Your objective:
Show each line from the listing that includes the word "this".
======
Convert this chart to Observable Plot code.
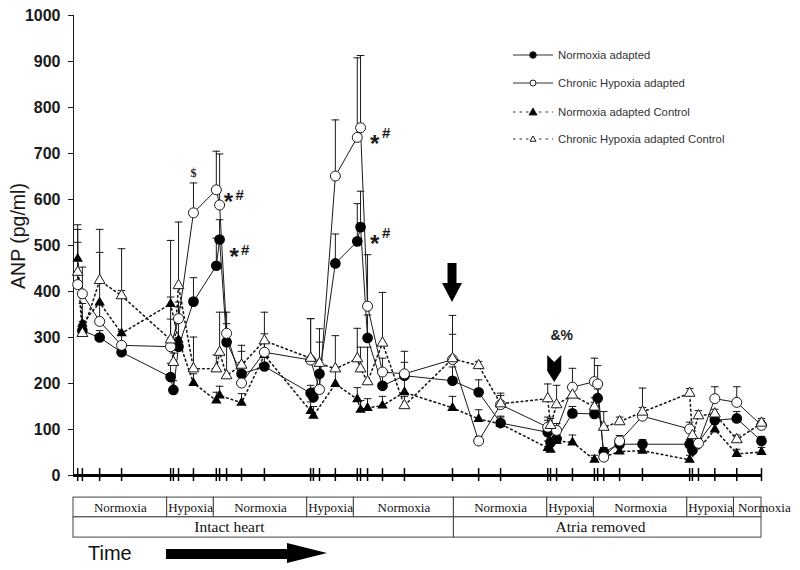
<!DOCTYPE html>
<html><head><meta charset="utf-8">
<script src="https://cdn.jsdelivr.net/npm/d3@7"></script>
<script src="https://cdn.jsdelivr.net/npm/@observablehq/plot@0.6"></script>
<style>
html,body{margin:0;padding:0;background:#fff;}
#chart{width:800px;height:570px;}
</style></head>
<body><div id="chart"></div>
<script>
// ---- Data (sampling times in minutes, ANP in pg/ml) ----
const times = [0.9, 1.9, 5.6, 10.3, 20.8, 21.4, 22.5, 25.7, 30.6, 31.3, 32.8, 36.0, 40.9, 50.8, 51.4, 52.7, 56.1, 60.8, 61.5, 63.0, 66.2, 70.9, 81.2, 86.8, 91.5, 101.6, 102.2, 103.5, 106.9, 111.6, 112.3, 113.6, 117.0, 121.9, 132.0, 132.6, 133.9, 137.4, 142.1, 147.4];

const normoxiaAdapted = [null, 315, 300, 268, 214, 186, 280, 378, 456, 513, 290, 221, 237, 179, 170, 221, 461, 509, 540, 299, 195, 217, 206, 181, 114, 94, 72, 80, 135, 134, 168, 51, 68, 68, 68, 55, null, 120, 124, 75];
const normoxiaAdaptedErr = [null, 20, 15, 15, 30, 20, 20, 52, 60, 43, 40, 25, 20, 17, 20, 30, 64, 82, 78, 50, 25, 29, 30, 27, 15, 33, 10, 10, 15, 25, 20, 10, 10, 10, 10, 10, null, 15, 15, 10];

const hypoxiaAdapted = [415, 395, 335, 283, 280, null, 341, 571, 621, 588, 309, 201, 268, 251, null, 187, 651, 735, 756, 368, 225, 221, 252, 75, 154, 105, null, 98, 192, 204, 199, 40, 75, 129, 101, null, 70, 167, 159, 109];
const hypoxiaAdaptedErr = [92, 58, 40, 30, 60, null, 25, 65, 84, 111, 46, 82, 40, 90, null, 103, 122, 173, 157, 112, 30, 49, 55, 10, 20, 15, null, 15, 41, 51, 40, 10, 12, 61, 15, null, 10, 26, 34, 10];

const normoxiaControl = [471, 330, 376, 309, 373, null, 295, 201, 163, 174, null, 158, 262, 140, 130, null, 199, 166, 143, 147, 152, 181, 147, 123, 112, 60, 56, 75, 72, 34, null, null, 52, 54, 34, null, null, 100, 47, 51];
const normoxiaControlErr = [64, 44, 109, 93, 15, null, 82, 20, 18, 20, null, 20, 30, 20, 20, null, 30, 25, 20, 20, 20, 30, 25, 20, 15, 15, 15, 15, 16, 10, null, null, 10, 10, 10, null, null, 15, 10, 10];

const hypoxiaControl = [442, 309, 424, 391, 295, 246, 413, 232, 232, 268, 217, 240, 293, 255, null, 244, 232, 254, 232, 204, 288, 152, 254, 239, 156, 167, 109, 154, 175, 149, null, 105, 117, 138, 179, 87, 130, 134, 78, 114];
const hypoxiaControlErr = [103, 20, 111, 102, 216, 20, 138, 69, 30, 87, 70, 30, 62, 86, null, 75, 72, 66, 47, 75, 110, 20, 94, 9, 23, 32, 15, 42, 20, 20, null, 34, 10, 10, 10, 10, 11, 10, 10, 10];

const seriesNames = ["Normoxia adapted", "Chronic Hypoxia adapted", "Normoxia adapted Control", "Chronic Hypoxia adapted Control"];
const yTicks = [0, 100, 200, 300, 400, 500, 600, 700, 800, 900, 1000];

// protocol table
const periodLabels = ["Normoxia", "Hypoxia", "Normoxia", "Hypoxia", "Normoxia", "Normoxia", "Hypoxia", "Normoxia", "Hypoxia", "Normoxia"];
const periodStarts = [0, 20.07, 30.07, 50.07, 60.07, 81.5, 101.5, 111.5, 131.5, 141.5];
const periodEnds   = [20.07, 30.07, 50.07, 60.07, 81.5, 101.5, 111.5, 131.5, 141.5, 147.4];
const stageLabels = ["Intact heart", "Atria removed"];
const stageStarts = [0, 81.5];
const stageEnds = [81.5, 147.4];
const stageLabelTimes = [33.4, 112.9];

// annotations
const noteTexts = ["$", "*", "#", "*", "#", "*", "#", "*", "#", "&%"];
const noteTimes = [25.7, 33.2, 35.6, 34.4, 36.8, 64.5, 67.0, 64.5, 67.0, 104.6];
const noteValues = [657, 609, 609, 489, 489, 735, 745, 517, 527, 304];

// event arrows (time, top value, bottom value)
const arrowTimes = [81.2, 103.1];
const arrowTops = [461, 261];
const arrowBottoms = [376, 202];

// ---- build ----
const xMax = 147.4;
function rowsOf(vals, errs, name) {
  return times.map((t, i) => ({t, v: vals[i], e: errs[i], s: name})).filter(d => d.v != null);
}
const N = rowsOf(normoxiaAdapted, normoxiaAdaptedErr, seriesNames[0]);
const H = rowsOf(hypoxiaAdapted, hypoxiaAdaptedErr, seriesNames[1]);
const NC = rowsOf(normoxiaControl, normoxiaControlErr, seriesNames[2]);
const HC = rowsOf(hypoxiaControl, hypoxiaControlErr, seriesNames[3]);
const allRows = [...N, ...H, ...NC, ...HC];
const errRows = allRows.filter(d => d.e != null);

const periods = periodLabels.map((label, i) => ({label, start: periodStarts[i], end: periodEnds[i], last: i === periodLabels.length - 1}));
const stages = stageLabels.map((label, i) => ({label, start: stageStarts[i], end: stageEnds[i], mid: stageLabelTimes[i]}));
const notes = noteTexts.map((text, i) => ({text, t: noteTimes[i], v: noteValues[i]}));

const capSymbol = {draw(ctx, size) { const r = Math.sqrt(size / Math.PI); ctx.moveTo(-r, 0); ctx.lineTo(r, 0); }};
const ink = "#1a1a1a";
const dotted = "1.6,3.2";

const plot = Plot.plot({
  width: 800, height: 570,
  marginLeft: 73, marginRight: 39, marginTop: 15, marginBottom: 95,
  x: {domain: [0, xMax], axis: null},
  y: {domain: [0, 1000], axis: null},
  style: {fontFamily: "'Liberation Sans', Arial, sans-serif", background: "white", color: ink, overflow: "visible"},
  marks: [
    Plot.axisY({ticks: yTicks, tickSize: 5, tickPadding: 8, fontSize: 16, fontWeight: "bold", label: null, tickFormat: d => String(d)}),
    Plot.ruleX([0], {y1: 0, y2: 1000, stroke: ink, strokeWidth: 1}),
    // protocol table
    Plot.rect(periods, {x1: "start", x2: "end", y1: -48, y2: -91, fill: "white", stroke: "#444", strokeWidth: 1}),
    Plot.rect(stages, {x1: "start", x2: "end", y1: -91, y2: -135, fill: "white", stroke: "#444", strokeWidth: 1}),
    Plot.text(periods.filter(d => !d.last), {x: d => (d.start + d.end) / 2, y: -69.5, text: "label", fontFamily: "'Liberation Serif', 'Times New Roman', serif", fontSize: 13, fill: "#111"}),
    Plot.text(periods.filter(d => d.last), {x: "start", y: -69.5, text: "label", textAnchor: "start", dx: 4, fontFamily: "'Liberation Serif', 'Times New Roman', serif", fontSize: 13, fill: "#111"}),
    Plot.text(stages, {x: "mid", y: -113, text: "label", fontFamily: "'Liberation Serif', 'Times New Roman', serif", fontSize: 15.5, fill: "#111"}),
    // lines
    Plot.line(NC, {x: "t", y: "v", stroke: ink, strokeWidth: 1.6, strokeDasharray: dotted}),
    Plot.line(HC, {x: "t", y: "v", stroke: ink, strokeWidth: 1.6, strokeDasharray: dotted}),
    Plot.line(N, {x: "t", y: "v", stroke: ink, strokeWidth: 1}),
    Plot.line(H, {x: "t", y: "v", stroke: ink, strokeWidth: 1}),
    // error bars
    Plot.ruleX(errRows, {x: "t", y1: "v", y2: d => d.v + d.e, stroke: ink, strokeWidth: 1}),
    Plot.dot(errRows, {x: "t", y: d => d.v + d.e, symbol: capSymbol, r: 3.8, stroke: ink, fill: "none", strokeWidth: 1}),
    // points
    Plot.dot(N, {x: "t", y: "v", symbol: "circle", r: 4.6, fill: "#000", stroke: "#000"}),
    Plot.dot(NC, {x: "t", y: "v", symbol: "triangle", r: 2.9, fill: "#000", stroke: "#000"}),
    Plot.dot(H, {x: "t", y: "v", symbol: "circle", r: 5, fill: "white", stroke: ink, strokeWidth: 1}),
    Plot.dot(HC, {x: "t", y: "v", symbol: "triangle", r: 4, fill: "white", stroke: ink, strokeWidth: 1}),
    // x axis
    Plot.ruleY([0], {stroke: "#000", strokeWidth: 3}),
    Plot.ruleX(times, {y1: -13, y2: 15, stroke: "#000", strokeWidth: 1.5}),
    // annotations
    Plot.text(notes.filter(d => d.text === "$"), {x: "t", y: "v", text: "text", fontFamily: "'Liberation Serif', serif", fontWeight: "bold", fontSize: 12}),
    Plot.text(notes.filter(d => d.text === "*"), {x: "t", y: "v", text: "text", fontWeight: "bold", fontSize: 24, dy: 7}),
    Plot.text(notes.filter(d => d.text === "#"), {x: "t", y: "v", text: "text", fontWeight: "bold", fontSize: 15}),
    Plot.text(notes.filter(d => d.text === "&%"), {x: "t", y: "v", text: "text", fontWeight: "bold", fontSize: 14})
  ]
});

document.getElementById("chart").appendChild(plot);

// ---- overlay: arrows, legend, labels ----
const svg = d3.select(plot);
const xs = plot.scale("x"), ys = plot.scale("y");

// block arrow (atria removal)
{
  const x = xs.apply(arrowTimes[0]), yt = ys.apply(arrowTops[0]), yb = ys.apply(arrowBottoms[0]);
  const yh = yb - 19;
  svg.append("path").attr("fill", "#000")
    .attr("d", `M${x-4.5},${yt}H${x+4.5}V${yh}H${x+10}L${x},${yb}L${x-10},${yh}H${x-4.5}Z`);
}
// notched arrow
{
  const x = xs.apply(arrowTimes[1]), yt = ys.apply(arrowTops[1]), yb = ys.apply(arrowBottoms[1]);
  svg.append("path").attr("fill", "#000")
    .attr("d", `M${x-7},${yt}L${x},${yt+7}L${x+7},${yt}V${yb-11}L${x},${yb}L${x-7},${yb-11}Z`);
}

// y label
svg.append("text").attr("transform", "translate(25,236) rotate(-90)")
  .attr("text-anchor", "middle").attr("font-size", 19.5).attr("fill", ink)
  .attr("font-family", "'Liberation Sans', Arial, sans-serif").text("ANP (pg/ml)");

// Time arrow
svg.append("text").attr("x", 88).attr("y", 560).attr("text-anchor", "start").attr("font-size", 20).attr("fill", "#111")
  .attr("font-family", "'Liberation Sans', Arial, sans-serif").text("Time");
svg.append("path").attr("fill", "#000").attr("d", "M166,549H287V543L327,553L287,563V559H166Z");

// legend
const legY = [55, 83, 112, 139];
const lg = svg.append("g").attr("font-family", "'Liberation Sans', Arial, sans-serif").attr("text-anchor", "start");
seriesNames.forEach((name, i) => {
  const y = legY[i], isCtrl = i >= 2, filled = i % 2 === 0;
  lg.append("line").attr("x1", 513).attr("x2", 553).attr("y1", y).attr("y2", y)
    .attr("stroke", "#333").attr("stroke-width", 1).attr("stroke-dasharray", isCtrl ? "2.5,4" : null);
  if (!isCtrl) {
    lg.append("circle").attr("cx", 533).attr("cy", y).attr("r", filled ? 3.3 : 3)
      .attr("fill", filled ? "#000" : "#fff").attr("stroke", "#222");
  } else {
    const s = filled ? 4 : 3;
    lg.append("path").attr("d", `M533,${y - s}L${533 + s},${y + s * 0.75}L${533 - s},${y + s * 0.75}Z`)
      .attr("fill", filled ? "#000" : "#fff").attr("stroke", "#222");
  }
  lg.append("text").attr("x", 558).attr("y", y).attr("dy", "0.35em").attr("text-anchor", "start")
    .attr("font-size", 11.3).attr("fill", "#333").text(name);
});
</script>
</body></html>
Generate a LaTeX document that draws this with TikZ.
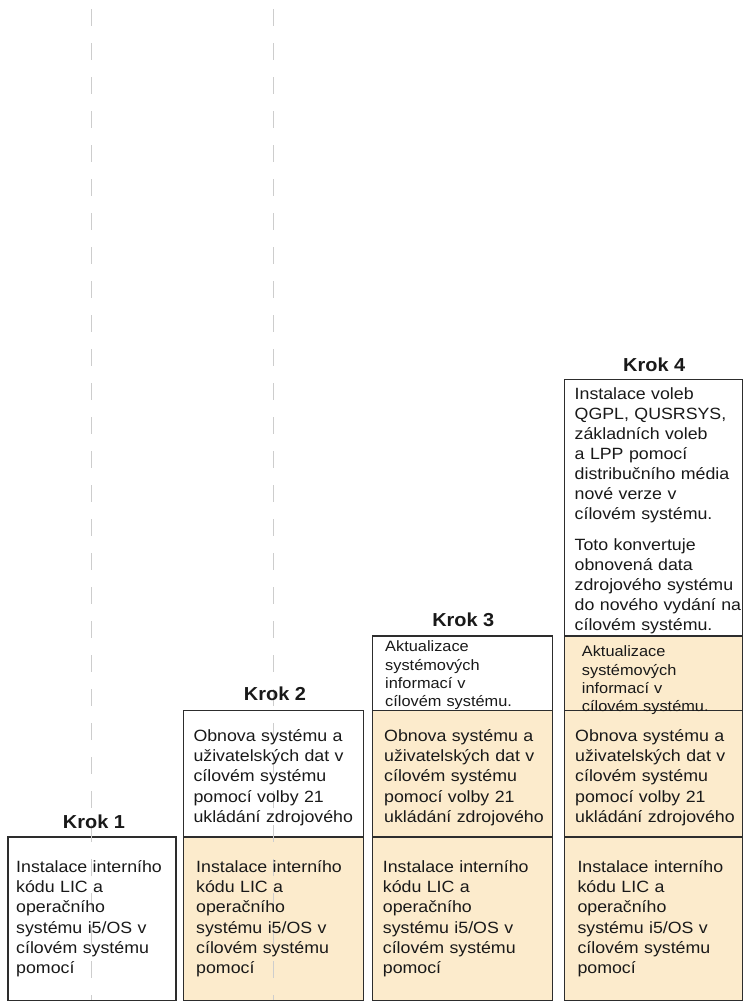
\documentclass[tikz,border=0pt]{standalone}
\usepackage{fontspec}
\setmainfont{Liberation Sans}
\newfontfamily\bodyfont{Liberation Sans}[FakeStretch=1.09]
\newfontfamily\headfont{Liberation Sans Bold}[FakeStretch=1.06]

\definecolor{stepfill}{RGB}{252,235,204}
\definecolor{edgegray}{RGB}{45,45,45}
\definecolor{guidegray}{RGB}{205,205,205}
\definecolor{ink}{RGB}{25,25,25}

\newcommand{\txtInstall}{Instalace interního\\kódu LIC a\\operačního\\systému i5/OS v\\cílovém systému\\pomocí}
\newcommand{\txtRestore}{Obnova systému a\\uživatelských dat v\\cílovém systému\\pomocí volby 21\\ukládání zdrojového}
\newcommand{\txtUpdate}{Aktualizace\\systémových\\informací v\\cílovém systému.}

\tikzset{
  panel/.style={draw=edgegray, line width=1.2pt},
  donepanel/.style={panel, fill=stepfill},
  newpanel/.style={panel, fill=white},
  guideline/.style={draw=guidegray, line width=1.3pt, dash pattern=on 16.7pt off 17.3pt},
  head/.style={font=\headfont\fontsize{18.8}{22}\selectfont, anchor=base, inner sep=0pt, text=ink},
  body/.style={font=\bodyfont\fontsize{16.3}{20.1}\selectfont, anchor=base west, inner sep=0pt,
               text width=200pt, align=left, text=ink},
  smallbody/.style={body, font=\bodyfont\fontsize{15}{18.3}\selectfont}
}

\begin{document}
\begin{tikzpicture}[x=1pt, y=-1pt]
  \useasboundingbox (0,0) rectangle (744,1002);

  % column 1
  \path[newpanel]  (8,837) rectangle (176,1000.3);
  % column 2
  \path[newpanel]  (183.7,710.5) rectangle (363.3,837);
  \path[donepanel] (183.7,837) rectangle (363.3,1000.3);
  % column 3
  \path[newpanel]  (372.7,636) rectangle (552.7,710.5);
  \path[donepanel] (372.7,710.5) rectangle (552.7,837);
  \path[donepanel] (372.7,837) rectangle (552.7,1000.3);
  % column 4
  \path[newpanel]  (564.3,379.3) rectangle (742.3,636);
  \path[donepanel] (564.3,636) rectangle (742.3,710.5);
  \path[donepanel] (564.3,710.5) rectangle (742.3,837);
  \path[donepanel] (564.3,837) rectangle (742.3,1000.3);

  % vertical guides
  \coordinate (guideAtop) at (91.5,9);
  \coordinate (guideAbot) at (91.5,1000);
  \coordinate (guideBtop) at (273.5,9);
  \coordinate (guideBbot) at (273.5,1000);
  \draw[guideline] (guideAtop) -- (guideAbot);
  \draw[guideline] (guideBtop) -- (guideBbot);

  % headings
  \node[head] (krok1) at (94,828.3) {Krok 1};
  \node[head] (krok2) at (275,700) {Krok 2};
  \node[head] (krok3) at (463.3,626) {Krok 3};
  \node[head] (krok4) at (654.2,371.7) {Krok 4};

  % step texts
  \node[body] (installA) at (16,872.7) {\txtInstall};
  \node[body] (installB) at (196,872.7) {\txtInstall};
  \node[body] (installC) at (382.7,872.7) {\txtInstall};
  \node[body] (installD) at (577.3,872.7) {\txtInstall};

  \node[body] (restoreB) at (193.3,741.7) {\txtRestore};
  \node[body] (restoreC) at (384,741.7) {\txtRestore};
  \node[body] (restoreD) at (575,741.7) {\txtRestore};

  \node[smallbody] (updateC) at (385,651.7) {\txtUpdate};
  \node[smallbody] (updateD) at (581.7,656.7) {\txtUpdate};

  \node[body] (optionsD) at (574.5,399) {Instalace voleb\\QGPL, QUSRSYS,\\základních voleb\\a LPP pomocí\\distribučního média\\nové verze v\\cílovém systému.};
  \node[body] (convertD) at (574.5,550) {Toto konvertuje\\obnovená data\\zdrojového systému\\do nového vydání na\\cílovém systému.};
\end{tikzpicture}
\end{document}
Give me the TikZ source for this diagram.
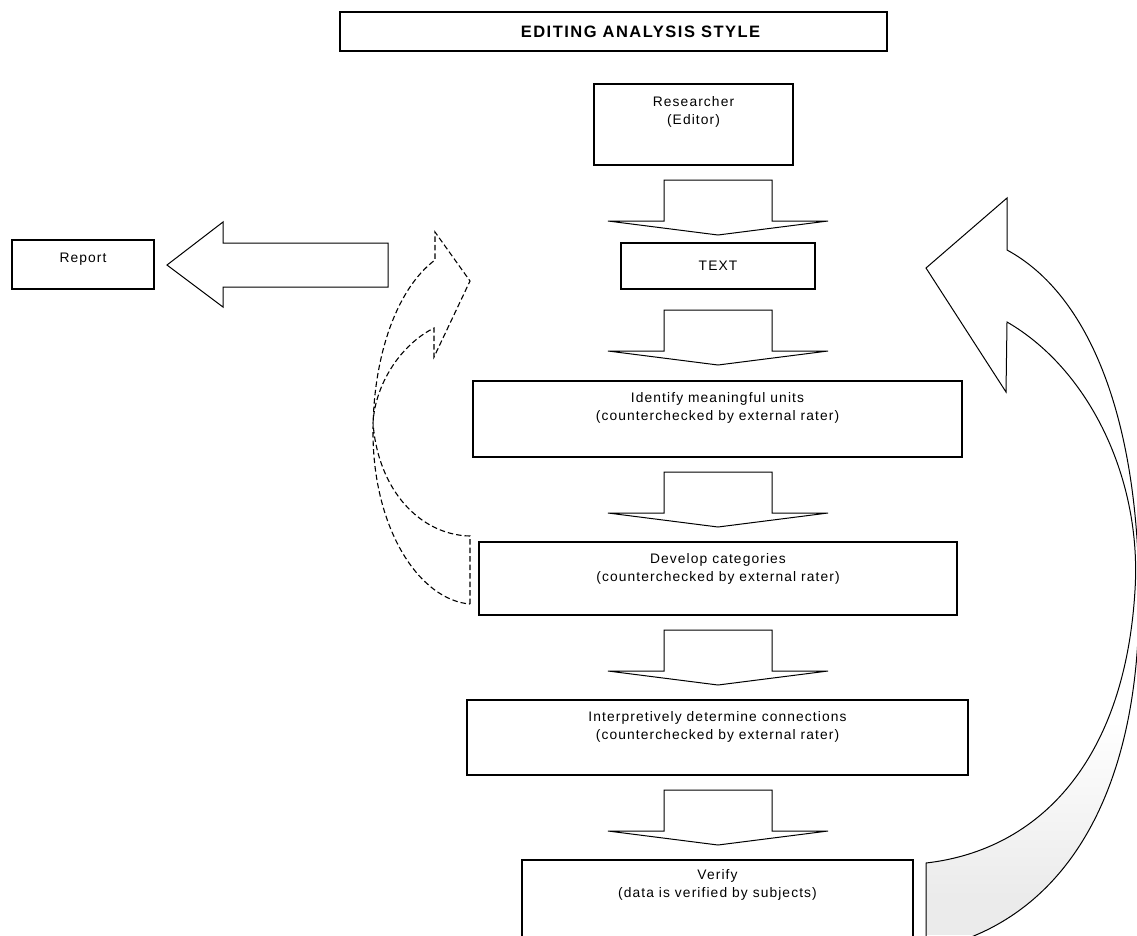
\documentclass[tikz,border=0pt]{standalone}
\usepackage{fontspec}
\setmainfont{Liberation Sans}
\newfontfamily\boxfont[LetterSpace=8]{Liberation Sans}
\newfontfamily\ttlfont[LetterSpace=9]{Liberation Sans}
\usetikzlibrary{calc}
\begin{document}
\begin{tikzpicture}[x=1pt,y=-1pt,
  box/.style={draw, line width=1.3pt, rectangle, inner sep=0pt},
  boxtext/.style={anchor=north, align=center, inner sep=0pt, font=\boxfont\fontsize{13.8}{17.5}\selectfont},
  blockarrow/.style={draw, line width=1pt, line join=miter, fill=white},
  downblock/.pic={\draw[blockarrow] (-54,0) -- (54,0) -- (54,41) -- (110,41) -- (0,55) -- (-110,41) -- (-54,41) -- cycle;},
  dashedarrow/.style={draw, line width=1.1pt, dash pattern=on 5.5pt off 3pt},
  curvedarrow/.style={draw, line width=1pt, line join=miter}
]
\useasboundingbox (0,0) rectangle (1137,935);
\clip (0,0) rectangle (1137,935);

% boxes
\node[box, minimum width=547, minimum height=39] (title) at (613.5,31.5) {};
\node[inner sep=0pt] (titletext) at ($(title.center)+(27,0)$)
  {\ttlfont\bfseries\fontsize{16.5}{19}\selectfont EDITING ANALYSIS STYLE};
\node[box, minimum width=199, minimum height=81] (researcher) at (693.5,124.5) {};
\node[box, minimum width=194, minimum height=46] (txt) at (718,266)
  {\boxfont\fontsize{13.8}{17.5}\selectfont TEXT};
\node[box, minimum width=489, minimum height=76] (identify) at (717.5,419) {};
\node[box, minimum width=478, minimum height=73] (develop) at (718,578.5) {};
\node[box, minimum width=501, minimum height=75] (interp) at (717.5,737.5) {};
\node[box, minimum width=391, minimum height=110] (verify) at (717.5,915) {};
\node[box, minimum width=142, minimum height=49] (report) at (83,264.5) {};

% texts
\node[boxtext] (researchertext) at ($(researcher.north)+(0,13)$) {Researcher\\(Editor)};
\node[boxtext] (identifytext) at ($(identify.north)+(0,12)$) {Identify meaningful units\\(counterchecked by external rater)};
\node[boxtext] (developtext) at ($(develop.north)+(0,12)$) {Develop categories\\(counterchecked by external rater)};
\node[boxtext] (interptext) at ($(interp.north)+(0,12)$) {Interpretively determine connections\\(counterchecked by external rater)};
\node[boxtext] (verifytext) at ($(verify.north)+(0,10)$) {Verify\\(data is verified by subjects)};
\node[boxtext] (reporttext) at ($(report.north)+(0,13)$) {Report};

% down block arrows
\pic at (718,180) {downblock};
\pic at (718,310) {downblock};
\pic at (718,472) {downblock};
\pic at (718,630) {downblock};
\pic at (718,790) {downblock};

% left block arrow to report
\draw[blockarrow] (388,243) -- (223,243) -- (223,222) -- (167,265) -- (223,307) -- (223,287) -- (388,287) -- cycle;

% dashed curved arrow
\draw[dashedarrow] (470,604) -- (470,536)
  .. controls (420,535) and (378,490) .. (373,423)
  .. controls (375,385) and (400,345) .. (434,328)
  -- (434,357) -- (470,281) -- (435,232) -- (435,260)
  .. controls (395,290) and (373,360) .. (373,432)
  .. controls (373,530) and (420,600) .. (470,604) -- cycle;

% big curved arrow on the right
\def\bandpath{(926,960) -- (926,863)
  .. controls (1040,850) and (1125,760) .. (1135,590)
  .. controls (1142,480) and (1090,370) .. (1007,322)
  -- (1006,392) -- (926,268) -- (1007,198) -- (1007,250)
  .. controls (1090,295) and (1139,420) .. (1139,600)
  .. controls (1139,800) and (1060,925) .. (926,950) -- cycle}
\begin{scope}
  \clip \bandpath;
  \shade[top color=white, bottom color=black!8] (926,720) rectangle (1137,900);
  \fill[black!8] (926,900) rectangle (1137,935);
\end{scope}
\draw[curvedarrow] \bandpath;
\end{tikzpicture}
\end{document}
======
Response:
Convert this chart to Observable Plot code.
Generate a LaTeX document that draws this with TikZ.
Give me the TikZ source for this diagram.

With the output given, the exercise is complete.